:: To do ::
Quote the whole listing exactly. Leave the pictures out of your copy.

:: Given records ::
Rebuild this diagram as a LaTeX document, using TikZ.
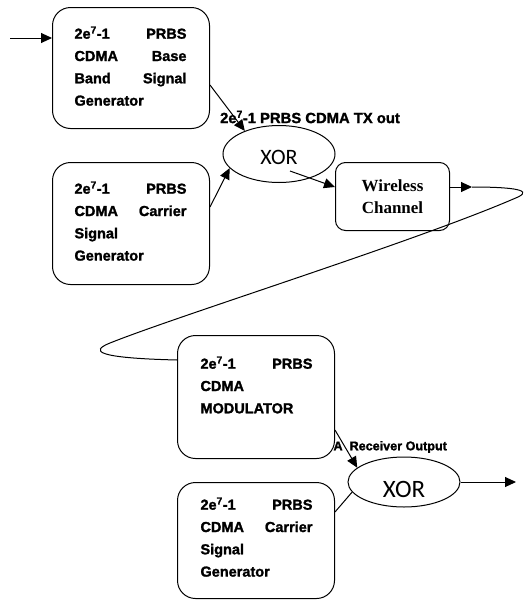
\documentclass[tikz,border=0pt]{standalone}
\usepackage{fontspec}
\setmainfont{Liberation Sans}[BoldFeatures={FakeBold=1.5}]
\newfontfamily\serifb{Liberation Serif}
\newfontfamily\xorfont{Carlito}
\usetikzlibrary{arrows.meta,shapes.geometric,calc}
\newcommand{\lineof}[2]{\makebox[112pt]{#1\hfill #2}}
\begin{document}
\begin{tikzpicture}[x=1pt,y=-1pt, line width=1pt,
  box/.style={draw, rounded corners=18pt, anchor=north west, inner sep=0pt},
  txt/.style={anchor=north west, inner sep=0pt, align=left, font=\fontsize{14.5}{22.3}\selectfont\bfseries},
  arr/.style={-{Triangle[length=11pt,width=10pt]}},
  xorell/.style={draw, ellipse, inner sep=0pt, text depth=0pt}]
\useasboundingbox (0,0) rectangle (524,603);
% boxes
\node[box, minimum width=157pt, minimum height=121pt] (b1) at (52,7) {};
\node[box, minimum width=157pt, minimum height=122pt] (b2) at (52,162) {};
\node[box, minimum width=157pt, minimum height=123pt] (b3) at (177,335) {};
\node[box, minimum width=157pt, minimum height=116pt] (b4) at (177,482) {};
\node[box, rounded corners=10pt, minimum width=114pt, minimum height=68pt, align=center,
      font=\serifb\fontsize{17}{22}\selectfont\bfseries] (w) at (335,162) {Wireless\\Channel};
% texts
\node[txt] (t1) at (74,26) {\lineof{2e\textsuperscript{7}-1}{PRBS}\\ \lineof{CDMA}{Base}\\ \lineof{Band}{Signal}\\ Generator};
\node[txt] (t2) at (74,181) {\lineof{2e\textsuperscript{7}-1}{PRBS}\\ \lineof{CDMA}{Carrier}\\ Signal\\ Generator};
\node[txt] (t3) at (200,356) {\lineof{2e\textsuperscript{7}-1}{PRBS}\\ CDMA\\ MODULATOR};
\node[txt] (t4) at (200,497) {\lineof{2e\textsuperscript{7}-1}{PRBS}\\ \lineof{CDMA}{Carrier}\\ Signal\\ Generator};
% xor
\node[xorell, minimum width=112pt, minimum height=57pt, text height=21pt, font=\xorfont\fontsize{22}{24}\selectfont] (x1) at (279,154) {XOR};
\node[xorell, minimum width=112pt, minimum height=50pt, text height=30pt, font=\xorfont\fontsize{25}{27}\selectfont] (x2) at (404,482) {XOR};
% labels
\node[font=\fontsize{14.8}{16}\selectfont\bfseries, inner sep=0pt] (l1) at (310,117) {2e\textsuperscript{7}-1 PRBS CDMA TX out};
\node[font=\fontsize{12.6}{14}\selectfont\bfseries, inner sep=0pt, anchor=west] (l2) at (333,447) {A\ \ Receiver Output};
% coordinates
\coordinate (in) at (10,38);
\coordinate (c1) at (472,187);
\coordinate (out) at (516,482);
% connectors
\draw[arr] (in) -- (in -| b1.west);
\draw[arr] ($(b1.north east)+(0,78)$) -- (x1.146);
\draw[arr] ($(b2.north east)+(0,45)$) -- (x1.196);
\draw[arr] ($(x1.center)+(11,17)$) -- ($(w.north west)+(0,25)$);
\draw[arr] ($(w.north east)+(0,25)$) -- (c1);
\draw (c1) .. controls (505,187) and (535,189) .. (518,197)
      .. controls (420,240) and (180,315) .. (110,343)
      .. controls (90,351) and (95,358) .. ($(b3.north west)+(0,25)$);
\draw[arr] ($(b3.north east)+(0,95)$) -- (x2.163);
\draw ($(b4.north east)+(0,30)$) -- (x2.191);
\draw[arr] (x2.east) -- (out);
\end{tikzpicture}
\end{document}
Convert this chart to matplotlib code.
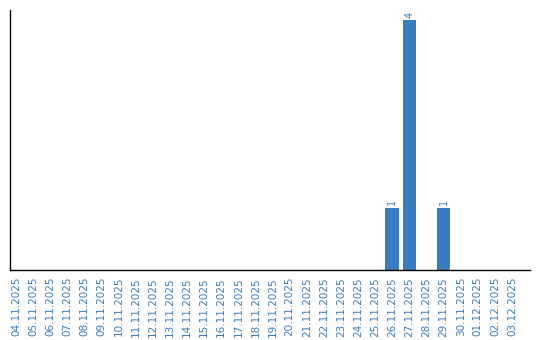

:: Solution below ::
Rebuild this diagram as a LaTeX document, using TikZ.
\documentclass[tikz,border=0pt]{standalone}
\usepackage{fontspec}
\setmainfont{Liberation Sans}[BoldFeatures={FakeBold=1.5}]
\newfontfamily\serifb{Liberation Serif}
\newfontfamily\xorfont{Carlito}
\usetikzlibrary{arrows.meta,shapes.geometric,calc}
\newcommand{\lineof}[2]{\makebox[112pt]{#1\hfill #2}}
\begin{document}
\begin{tikzpicture}[x=1pt,y=-1pt, line width=1pt,
  box/.style={draw, rounded corners=18pt, anchor=north west, inner sep=0pt},
  txt/.style={anchor=north west, inner sep=0pt, align=left, font=\fontsize{14.5}{22.3}\selectfont\bfseries},
  arr/.style={-{Triangle[length=11pt,width=10pt]}},
  xorell/.style={draw, ellipse, inner sep=0pt, text depth=0pt}]
\useasboundingbox (0,0) rectangle (524,603);
% boxes
\node[box, minimum width=157pt, minimum height=121pt] (b1) at (52,7) {};
\node[box, minimum width=157pt, minimum height=122pt] (b2) at (52,162) {};
\node[box, minimum width=157pt, minimum height=123pt] (b3) at (177,335) {};
\node[box, minimum width=157pt, minimum height=116pt] (b4) at (177,482) {};
\node[box, rounded corners=10pt, minimum width=114pt, minimum height=68pt, align=center,
      font=\serifb\fontsize{17}{22}\selectfont\bfseries] (w) at (335,162) {Wireless\\Channel};
% texts
\node[txt] (t1) at (74,26) {\lineof{2e\textsuperscript{7}-1}{PRBS}\\ \lineof{CDMA}{Base}\\ \lineof{Band}{Signal}\\ Generator};
\node[txt] (t2) at (74,181) {\lineof{2e\textsuperscript{7}-1}{PRBS}\\ \lineof{CDMA}{Carrier}\\ Signal\\ Generator};
\node[txt] (t3) at (200,356) {\lineof{2e\textsuperscript{7}-1}{PRBS}\\ CDMA\\ MODULATOR};
\node[txt] (t4) at (200,497) {\lineof{2e\textsuperscript{7}-1}{PRBS}\\ \lineof{CDMA}{Carrier}\\ Signal\\ Generator};
% xor
\node[xorell, minimum width=112pt, minimum height=57pt, text height=21pt, font=\xorfont\fontsize{22}{24}\selectfont] (x1) at (279,154) {XOR};
\node[xorell, minimum width=112pt, minimum height=50pt, text height=30pt, font=\xorfont\fontsize{25}{27}\selectfont] (x2) at (404,482) {XOR};
% labels
\node[font=\fontsize{14.8}{16}\selectfont\bfseries, inner sep=0pt] (l1) at (310,117) {2e\textsuperscript{7}-1 PRBS CDMA TX out};
\node[font=\fontsize{12.6}{14}\selectfont\bfseries, inner sep=0pt, anchor=west] (l2) at (333,447) {A\ \ Receiver Output};
% coordinates
\coordinate (in) at (10,38);
\coordinate (c1) at (472,187);
\coordinate (out) at (516,482);
% connectors
\draw[arr] (in) -- (in -| b1.west);
\draw[arr] ($(b1.north east)+(0,78)$) -- (x1.146);
\draw[arr] ($(b2.north east)+(0,45)$) -- (x1.196);
\draw[arr] ($(x1.center)+(11,17)$) -- ($(w.north west)+(0,25)$);
\draw[arr] ($(w.north east)+(0,25)$) -- (c1);
\draw (c1) .. controls (505,187) and (535,189) .. (518,197)
      .. controls (420,240) and (180,315) .. (110,343)
      .. controls (90,351) and (95,358) .. ($(b3.north west)+(0,25)$);
\draw[arr] ($(b3.north east)+(0,95)$) -- (x2.163);
\draw ($(b4.north east)+(0,30)$) -- (x2.191);
\draw[arr] (x2.east) -- (out);
\end{tikzpicture}
\end{document}
Convert this chart to matplotlib code.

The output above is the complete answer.